Queria mostrar as pessoas do Maracatu por trás da fantasia, ou seja, o corpo nu sem estar fantasiado. Muitas vezes se coloca a cultura popular num pedestal, como algo bonitinho, mas um tanto preconceituoso. O que diferencia estas pessoas humildes de grandes músicos? Apenas o cachê na hora de se apresentar. Considera-se a cultura popular como algo inferior por vir de pessoas humildes. Ao mesmo tempo, quis mostrar a vida real dessas pessoas. Por isso, temos a tecnologia entrando na vida das pessoas e as confusões diárias. É a natureza do ser humano. Em uma cena, por exemplo, temos a música “Bilu Bilu” do Pablo. Ele é um cantor baiano de arrocha, algo bem distante do Maracatu, mas a música tocava o tempo todo pela cidade enquanto a gente filmava. Eu não conhecia Pablo nessa época, em 2014, quando filmamos a primeira etapa do filme. Virei fã do Pablo e decidi colocar essa música no filme, quando eles estão na sede, fazendo as fantasias. Nesse momento, eles não escutam Maracatu, eles ouvem de tudo, inclusive música pop. Quando essa cena passou lá em Nazaré, as pessoas adoraram, foi apoteótico.
Como imaginava a presença de elementos fantásticos dentro de um filme realista?
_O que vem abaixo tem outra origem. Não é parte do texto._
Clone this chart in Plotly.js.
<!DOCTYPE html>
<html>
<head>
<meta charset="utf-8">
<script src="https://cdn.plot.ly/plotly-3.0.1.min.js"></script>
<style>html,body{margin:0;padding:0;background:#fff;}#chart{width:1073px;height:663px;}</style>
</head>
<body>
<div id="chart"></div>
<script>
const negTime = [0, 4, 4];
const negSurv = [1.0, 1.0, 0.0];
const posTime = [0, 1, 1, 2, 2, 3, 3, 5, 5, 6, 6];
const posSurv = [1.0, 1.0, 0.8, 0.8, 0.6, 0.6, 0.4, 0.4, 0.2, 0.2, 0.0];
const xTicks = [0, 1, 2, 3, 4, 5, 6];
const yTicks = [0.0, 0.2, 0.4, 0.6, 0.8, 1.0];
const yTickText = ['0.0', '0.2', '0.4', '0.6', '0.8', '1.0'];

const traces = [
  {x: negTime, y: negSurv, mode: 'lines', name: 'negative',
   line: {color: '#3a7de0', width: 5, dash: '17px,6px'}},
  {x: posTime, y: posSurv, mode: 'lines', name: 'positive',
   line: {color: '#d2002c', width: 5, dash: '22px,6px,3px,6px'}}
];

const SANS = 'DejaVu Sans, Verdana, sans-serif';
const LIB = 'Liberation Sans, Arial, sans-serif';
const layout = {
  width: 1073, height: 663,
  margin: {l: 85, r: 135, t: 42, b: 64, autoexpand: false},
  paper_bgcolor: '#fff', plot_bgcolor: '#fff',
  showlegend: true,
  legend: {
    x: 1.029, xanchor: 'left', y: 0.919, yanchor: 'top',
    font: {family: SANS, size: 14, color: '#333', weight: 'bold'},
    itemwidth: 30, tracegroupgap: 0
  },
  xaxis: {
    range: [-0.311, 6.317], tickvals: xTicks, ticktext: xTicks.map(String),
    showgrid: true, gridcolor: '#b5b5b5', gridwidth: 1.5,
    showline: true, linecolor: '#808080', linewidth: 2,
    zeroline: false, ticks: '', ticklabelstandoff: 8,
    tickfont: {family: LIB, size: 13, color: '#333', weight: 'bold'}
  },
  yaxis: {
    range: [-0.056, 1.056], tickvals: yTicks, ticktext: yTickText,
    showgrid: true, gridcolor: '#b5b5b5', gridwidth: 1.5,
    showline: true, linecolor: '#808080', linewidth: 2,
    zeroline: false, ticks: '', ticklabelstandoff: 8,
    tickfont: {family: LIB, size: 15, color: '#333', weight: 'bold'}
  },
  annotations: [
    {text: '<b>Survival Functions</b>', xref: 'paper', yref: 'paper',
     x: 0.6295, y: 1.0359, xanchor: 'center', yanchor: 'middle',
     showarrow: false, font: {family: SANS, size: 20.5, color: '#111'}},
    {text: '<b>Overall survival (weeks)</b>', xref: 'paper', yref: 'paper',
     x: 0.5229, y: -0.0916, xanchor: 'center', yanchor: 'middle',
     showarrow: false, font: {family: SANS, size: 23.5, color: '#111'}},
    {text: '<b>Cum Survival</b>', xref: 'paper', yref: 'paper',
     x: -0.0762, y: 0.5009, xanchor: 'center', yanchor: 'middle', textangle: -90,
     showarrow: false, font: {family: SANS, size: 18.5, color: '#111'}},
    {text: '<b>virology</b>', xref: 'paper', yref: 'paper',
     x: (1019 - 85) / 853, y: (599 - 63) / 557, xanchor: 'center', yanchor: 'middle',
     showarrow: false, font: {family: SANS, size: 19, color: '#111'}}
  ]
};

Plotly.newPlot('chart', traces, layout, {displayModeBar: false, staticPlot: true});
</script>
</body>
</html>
Existe um desafio para mim: acredito que todo elemento sobrenatural deve ser filmado de maneira bastante séria, para não se tornar risível e difícil de acreditar. Então tive essa consciência ao filmar um Caboclo de lança. O que me interessava no Maracatu eram as histórias do passado envolvendo os Caboclos, para situá-las hoje em dia. Existem várias histórias, como a do Caboclo Zé de Rosa, que colocava o ouvido no chão e ouvia onde o Maracatu estava, depois ele sumia e aparecia em outro canto, voando sobre uma porteira. Quis colocar todos elementos da força do Caboclo como se acontecesse hoje em dia. Estes elementos fantásticos estão no nosso imaginário, e representá-los é muito importante, porque com toda a tecnologia que temos hoje, fica mais difícil acreditar nessas histórias. Faz mais sentido acreditar nessas lendas do passado, porque hoje as pessoas pediriam provas, vídeos, algo publicado na Internet.
A parte fantástica é distribuída ao longo de toda a narrativa…
Sempre pensei que os Caboclos precisariam ser uma costura para o filme. Sabia que terminaria a história num Carnaval, porque tudo culmina no Carnaval. Tenho essa ideia de que as entidades costuram as nossas vidas: elas não estão presentes o tempo todo, mas sempre aparecem em algum momento. Queria que a representação dos Caboclos fosse parecida. A preparação do Azougue, a bebida do Caboclo de lança, foi a última coisa que filmei. Ela não existia no roteiro, mas durante a montagem, senti a necessidade de começar no universo fantástico, fazendo a garrafa de Azougue. Assim, já entramos na história preparados para as questões sobrenaturais.
Qual é o papel de lançar o filme sobre uma cultura minoritária e nordestina no Brasil de 2019?
Começamos a filmar Azougue em 2014. Ele demorou muito para ficar pronto, por questões e editais e captação de recursos. Desde então, aconteceu esta reviravolta política no Brasil, desde a reeleição da Dilma até o impeachment, depois Temer e Bolsonaro. O filme se tornou até mais forte do que seria. Quando cheguei a Nazaré, não pensava em filmar uma cultura da resistência, mas depois o Maracatu me mostrou este aspecto. Primeiramente, existe a força de ser um filme que não aborda apenas a beleza de uma cultura popular, e sim a vida das pessoas que a fazem, misturando comédia, ação a cultura fantástica. Para Nazaré da Mata, isso é algo muito forte. Azougue Nazaré também é pop, atual e moderno, capaz de dialogar com jovens e idosos. Eu sempre olho para as bases. Acredito que podemos aprender muito ao olhar os artistas do Maracatu, porque eles sim são resistentes, e ninguém é capaz de matar o que eles amam. Nós, artistas brasileiros, podemos ter o Maracatu como inspiração. Nenhum governo, nenhum político vai poder parar o que estamos fazendo, ninguém vai interromper a onda do cinema. Podem atrapalhar muito, mas nunca vão nos calar. Essa também é a força do filme, e precisamos hoje deste sopro de esperança.